A few more quick stops on the road to admire the mountains. There are about ten visible from this road to where it is closed. Each has a distinct shape and many of the names reflect this. I liked Little Big Chief and Fusillade, although Going To the Sun Mountain was the most impressive with its sheer cliffs and
Pointed peak. Building a road around this mountain was an engineering masterpiece especially in the 1930’s when it was completed. At the end of winter there are numerous avalanches that have to be cleared and up to 70 foot deep snowdrifts. Crews work from both side of the mountain till they meet.
Finished hiking about 4 PM and drove up to the crossroad of Babb. There is a famous Supper Club there that specializes in steak and seafood. The exterior of the building is somewhat non descript but the inside is resplendent in lacquered wood finishes and rock formations. Apparently is was rated as one of the top eatery attractions in one horse towns in USA. The owner was a little miffed when I unwittingly asked for a cheeseburger and fries to go. As I said the outside didn’t do the establishment justice. And perhaps my being sent across the road the Pizza and Burger joint, a giant bar and eatery, was a shame. Had the owner of Babb, s given me a tour of the place, explained its history and the menu specialties, I would have been willing to splurge on one of their famous steaks.

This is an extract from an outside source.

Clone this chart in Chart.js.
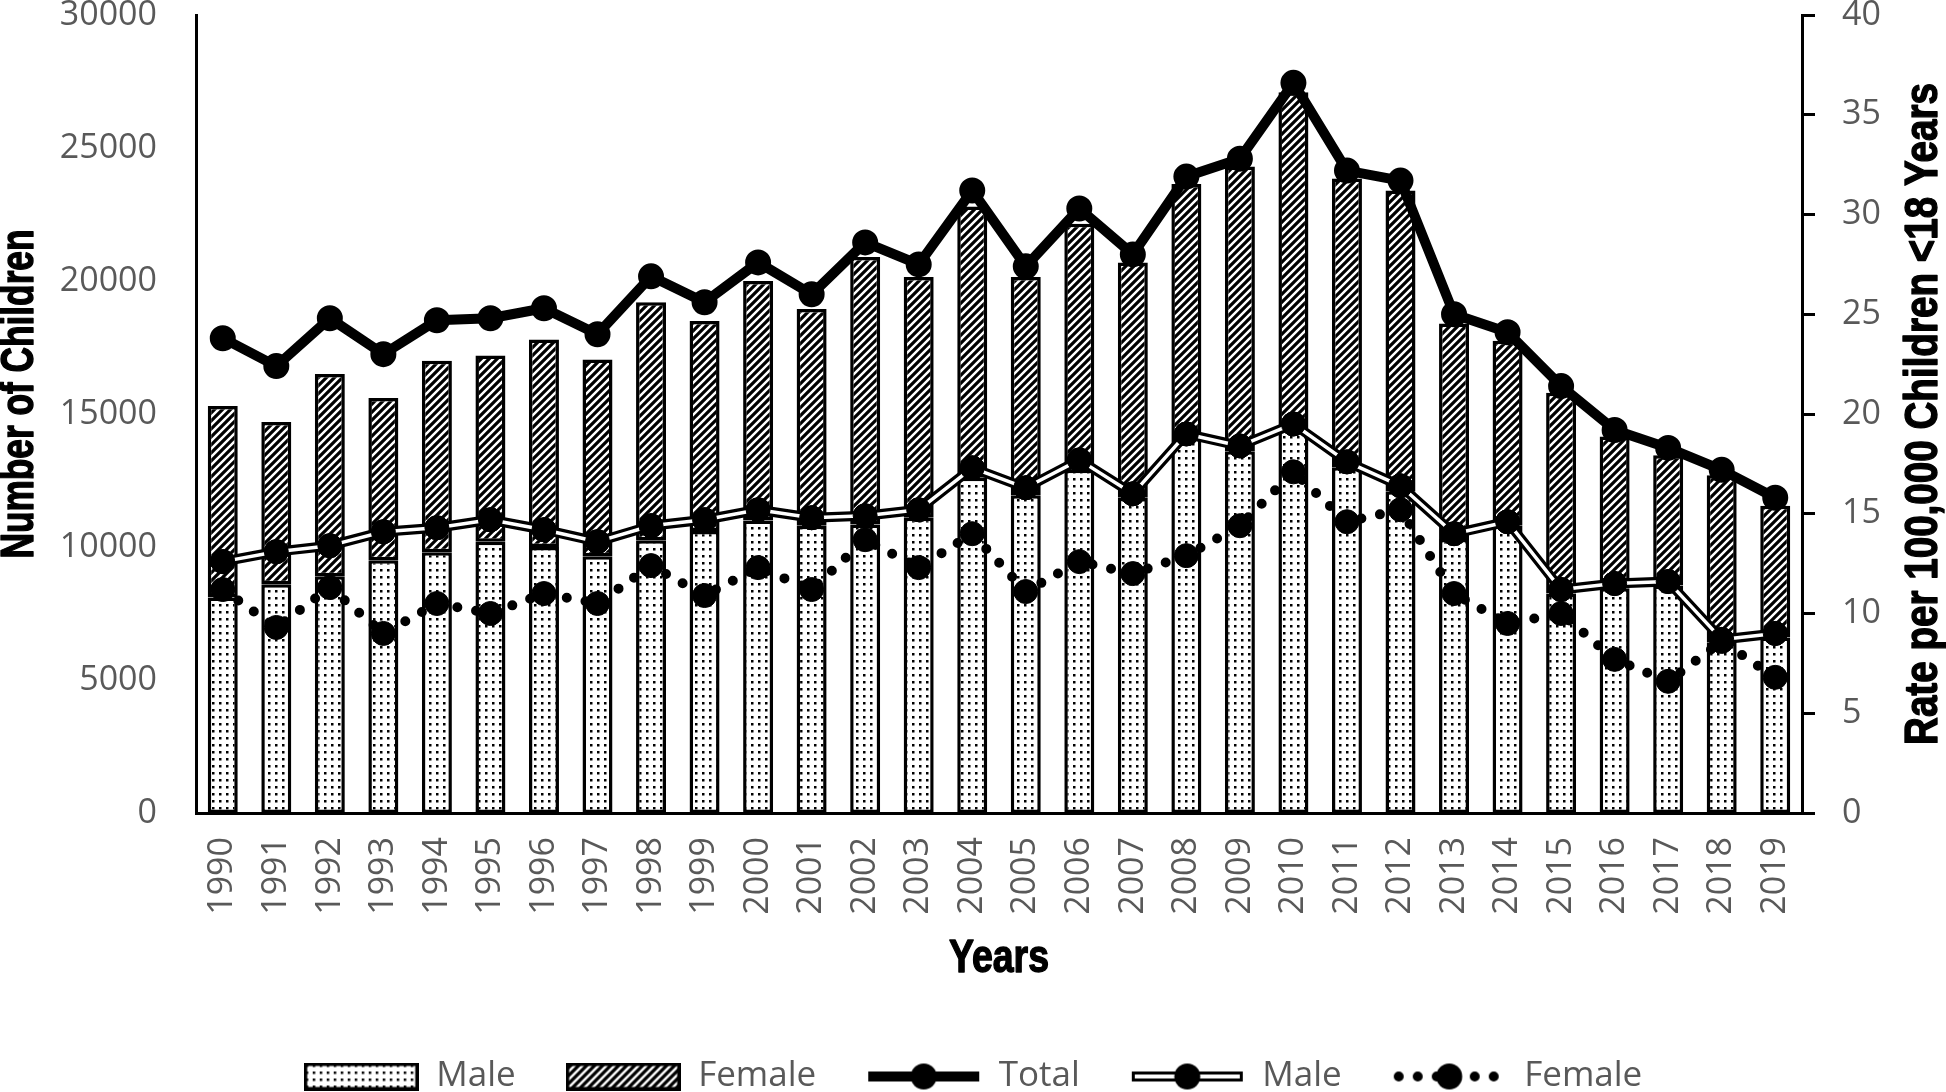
<!DOCTYPE html>
<html>
<head>
<meta charset="utf-8">
<script src="https://cdn.jsdelivr.net/npm/chart.js@4.4.1/dist/chart.umd.min.js"></script>
<style>
  html, body { margin: 0; padding: 0; background: #fff; overflow: hidden; }
  canvas { display: block; }
</style>
</head>
<body>
<canvas id="chart1" width="1946" height="1104"></canvas>
<script>
const years = ['1990','1991','1992','1993','1994','1995','1996','1997','1998','1999',
  '2000','2001','2002','2003','2004','2005','2006','2007','2008','2009',
  '2010','2011','2012','2013','2014','2015','2016','2017','2018','2019'];

// number of children (left axis, stacked bars)
const maleCount = [8100, 8600, 8900, 9500, 9800, 10200, 10000, 9650, 10250, 10600,
  11000, 10800, 10850, 11100, 12600, 11950, 12900, 11850, 14100, 13600,
  14450, 13000, 12100, 10300, 10800, 8250, 8450, 8550, 6400, 6600];
const femaleCount = [7200, 6100, 7600, 6100, 7200, 7000, 7800, 7400, 8950, 7900,
  9000, 8150, 10050, 9050, 10200, 8200, 9250, 8850, 9550, 10700,
  12650, 10850, 11300, 8100, 6950, 7550, 5700, 4900, 6300, 4950];

// rate per 100,000 children (right axis)
const totalRate = [23.8, 22.4, 24.8, 23.0, 24.7, 24.8, 25.3, 24.0, 26.9, 25.6,
  27.6, 26.0, 28.6, 27.5, 31.2, 27.4, 30.3, 28.0, 31.9, 32.8,
  36.6, 32.2, 31.7, 25.0, 24.1, 21.4, 19.2, 18.3, 17.2, 15.8];
const maleRate = [12.6, 13.1, 13.4, 14.1, 14.3, 14.7, 14.2, 13.6, 14.4, 14.7,
  15.2, 14.8, 14.9, 15.2, 17.3, 16.3, 17.7, 16.0, 19.0, 18.4,
  19.5, 17.6, 16.4, 14.0, 14.6, 11.2, 11.5, 11.6, 8.7, 9.0];
const femaleRate = [11.2, 9.3, 11.3, 9.0, 10.5, 10.0, 11.0, 10.5, 12.4, 10.9,
  12.3, 11.2, 13.7, 12.3, 14.0, 11.1, 12.6, 12.0, 12.9, 14.4,
  17.1, 14.6, 15.2, 11.0, 9.5, 10.0, 7.7, 6.6, 8.6, 6.8];

const leftTitle = 'Number of Children';
const rightTitle = 'Rate per 100,000 Children <18 Years';
const bottomTitle = 'Years';

const tickFont = {family: "'Open Sans', sans-serif", size: 34, lineHeight: 1};
const titleFont = "bold 46px 'Liberation Sans', Arial, sans-serif";
const gray = '#595959';

const canvas = document.getElementById('chart1');
const mainCtx = canvas.getContext('2d');

// pattern tiles
function dotTile() {
  const c = document.createElement('canvas');
  c.width = 7; c.height = 7;
  const g = c.getContext('2d');
  g.fillStyle = '#fff'; g.fillRect(0, 0, 7, 7);
  g.fillStyle = '#000';
  g.fillRect(2, 2, 2.5, 2.5);
  return c;
}
function stripeTile() {
  const c = document.createElement('canvas');
  c.width = 8; c.height = 8;
  const g = c.getContext('2d');
  g.fillStyle = '#fff'; g.fillRect(0, 0, 8, 8);
  g.strokeStyle = '#000'; g.lineWidth = 3.2;
  g.beginPath();
  g.moveTo(-4, 4); g.lineTo(4, -4);
  g.moveTo(0, 8); g.lineTo(8, 0);
  g.moveTo(4, 12); g.lineTo(12, 4);
  g.stroke();
  return c;
}
const dots = mainCtx.createPattern(dotTile(), 'repeat');
const stripes = mainCtx.createPattern(stripeTile(), 'repeat');

// legend symbols
function barIcon(tile) {
  const c = document.createElement('canvas');
  c.width = 115; c.height = 28;
  const g = c.getContext('2d');
  g.fillStyle = g.createPattern(tile, 'repeat');
  g.fillRect(0, 0, 115, 28);
  g.strokeStyle = '#000'; g.lineWidth = 3.5;
  g.strokeRect(1.75, 1.75, 111.5, 24.5);
  return c;
}
function lineIcon(kind) {
  const c = document.createElement('canvas');
  c.width = 115; c.height = 30;
  const g = c.getContext('2d');
  g.strokeStyle = '#000';
  g.lineCap = kind === 'dot' ? 'round' : 'butt';
  g.lineWidth = 10;
  if (kind === 'dot') g.setLineDash([0, 19]);
  g.beginPath(); g.moveTo(kind === 'dot' ? 7 : 2, 15); g.lineTo(113, 15); g.stroke();
  if (kind === 'double') {
    g.strokeStyle = '#fff'; g.lineWidth = 4;
    g.beginPath(); g.moveTo(5, 15); g.lineTo(110, 15); g.stroke();
  }
  g.fillStyle = '#000';
  g.beginPath(); g.arc(57.5, 15, 13, 0, Math.PI * 2); g.fill();
  return c;
}
const icons = [barIcon(dotTile()), barIcon(stripeTile()), lineIcon('solid'), lineIcon('double'), lineIcon('dot')];

// male rate line: white core over black line, markers redrawn on top
const doubleLine = {
  id: 'doubleLine',
  afterDatasetDraw(chart, args) {
    const ds = chart.data.datasets[args.index];
    if (!ds.doubleLine) return;
    const ctx = chart.ctx;
    const pts = args.meta.data;
    ctx.save();
    ctx.strokeStyle = '#fff';
    ctx.lineWidth = 3.5;
    ctx.lineJoin = 'round';
    ctx.beginPath();
    pts.forEach((p, i) => i ? ctx.lineTo(p.x, p.y) : ctx.moveTo(p.x, p.y));
    ctx.stroke();
    ctx.restore();
    pts.forEach(p => p.draw(ctx, chart.chartArea));
  }
};

// axis titles in a narrow heavy face (condensed horizontally to the given length)
function narrowText(ctx, text, x, y, rot, len) {
  ctx.save();
  ctx.translate(x, y);
  ctx.rotate(rot);
  ctx.font = titleFont;
  ctx.fillStyle = '#000';
  ctx.strokeStyle = '#000';
  ctx.lineWidth = 1.4;
  ctx.lineJoin = 'round';
  ctx.textAlign = 'center';
  ctx.textBaseline = 'middle';
  const w = ctx.measureText(text).width;
  ctx.scale(len / w, 1);
  ctx.fillText(text, 0, 0);
  ctx.strokeText(text, 0, 0);
  ctx.restore();
}
const axisTitles = {
  id: 'axisTitles',
  afterDraw(chart) {
    const ctx = chart.ctx;
    const a = chart.chartArea;
    narrowText(ctx, leftTitle, 20, 394, -Math.PI / 2, 329);
    narrowText(ctx, rightTitle, chart.scales.y1.right - 22, (a.top + a.bottom) / 2, -Math.PI / 2, 662);
    narrowText(ctx, bottomTitle, (a.left + a.right) / 2, 959, 0, 100);
  }
};

const data = {
  labels: years,
  datasets: [{
    type: 'bar',
    label: 'Male',
    data: maleCount,
    yAxisID: 'y',
    stack: 'count',
    backgroundColor: dots,
    borderColor: '#000',
    borderWidth: 3.5,
    borderSkipped: false,
    barPercentage: 0.56,
    categoryPercentage: 1,
    order: 4
  }, {
    type: 'bar',
    label: 'Female',
    data: femaleCount,
    yAxisID: 'y',
    stack: 'count',
    backgroundColor: stripes,
    borderColor: '#000',
    borderWidth: 3.5,
    borderSkipped: false,
    barPercentage: 0.56,
    categoryPercentage: 1,
    order: 5
  }, {
    type: 'line',
    label: 'Total',
    data: totalRate,
    yAxisID: 'y1',
    borderColor: '#000',
    borderWidth: 10,
    borderJoinStyle: 'round',
    pointRadius: 12,
    pointBorderWidth: 2,
    pointBackgroundColor: '#000',
    pointBorderColor: '#000',
    tension: 0,
    order: 1
  }, {
    type: 'line',
    label: 'Male',
    data: maleRate,
    yAxisID: 'y1',
    doubleLine: true,
    borderColor: '#000',
    borderWidth: 10,
    borderJoinStyle: 'round',
    pointRadius: 12,
    pointBorderWidth: 1,
    pointBackgroundColor: '#000',
    pointBorderColor: '#000',
    tension: 0,
    order: 2
  }, {
    type: 'line',
    label: 'Female',
    data: femaleRate,
    yAxisID: 'y1',
    borderColor: '#000',
    borderWidth: 10,
    borderDash: [0, 19],
    borderCapStyle: 'round',
    pointRadius: 12,
    pointBorderWidth: 1,
    pointBackgroundColor: '#000',
    pointBorderColor: '#000',
    tension: 0,
    order: 3
  }]
};

const config = {
  type: 'bar',
  data: data,
  plugins: [doubleLine, axisTitles],
  options: {
    responsive: false,
    animation: false,
    devicePixelRatio: 1,
    layout: {padding: 0},
    plugins: {
      tooltip: {enabled: false},
      legend: {
        position: 'bottom',
        labels: {
          usePointStyle: true,
          pointStyleWidth: 115,
          padding: 50,
          color: gray,
          font: {family: "'Open Sans', sans-serif", size: 35},
          generateLabels: (chart) => chart.data.datasets.map((ds, i) => ({
            text: ds.label,
            datasetIndex: i,
            pointStyle: icons[i],
            fillStyle: '#000',
            strokeStyle: '#000',
            lineWidth: 0,
            hidden: !chart.isDatasetVisible(i),
            fontColor: gray
          }))
        }
      }
    },
    scales: {
      x: {
        stacked: true,
        grid: {display: false, drawTicks: false},
        border: {display: true, color: '#000', width: 3},
        ticks: {color: gray, font: tickFont, minRotation: 90, maxRotation: 90, autoSkip: false, padding: 24},
        afterFit: (s) => { s.height = 196; s.paddingLeft = 0; s.paddingRight = 0; }
      },
      y: {
        position: 'left',
        stacked: true,
        min: 0,
        max: 30000,
        grid: {display: false, drawTicks: false},
        border: {display: true, color: '#000', width: 3},
        ticks: {stepSize: 5000, color: gray, font: tickFont, padding: 39, callback: (v) => String(v)},
        afterFit: (s) => { s.width = 196; s.paddingTop = 15; s.paddingBottom = 0; }
      },
      y1: {
        position: 'right',
        min: 0,
        max: 40,
        grid: {display: true, drawOnChartArea: false, drawTicks: true, tickLength: 13, color: '#000', lineWidth: 3},
        border: {display: true, color: '#000', width: 3},
        ticks: {stepSize: 5, color: gray, font: tickFont, padding: 27},
        afterFit: (s) => { s.width = 144; s.paddingTop = 15; s.paddingBottom = 0; }
      }
    }
  }
};

var myChart = new Chart(canvas, config);
</script>
</body>
</html>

I settled into a $6 wilderness campsite at the Many Glacier park campground and got ready for a cold night. There was an enormous snow covered mountain rising right out of the campsite area and a strong wind was blowing up the valley. I picked a campsite sheltered by pines. Only half a dozen of the over 150 sites was occupied. The lodge across the road with hundreds of wooden cabins was already closed for the season. The general store was boarded up. Winter has already arrived here. Remote, wild and unpredictable. Really looking forward to my hike tomorrow.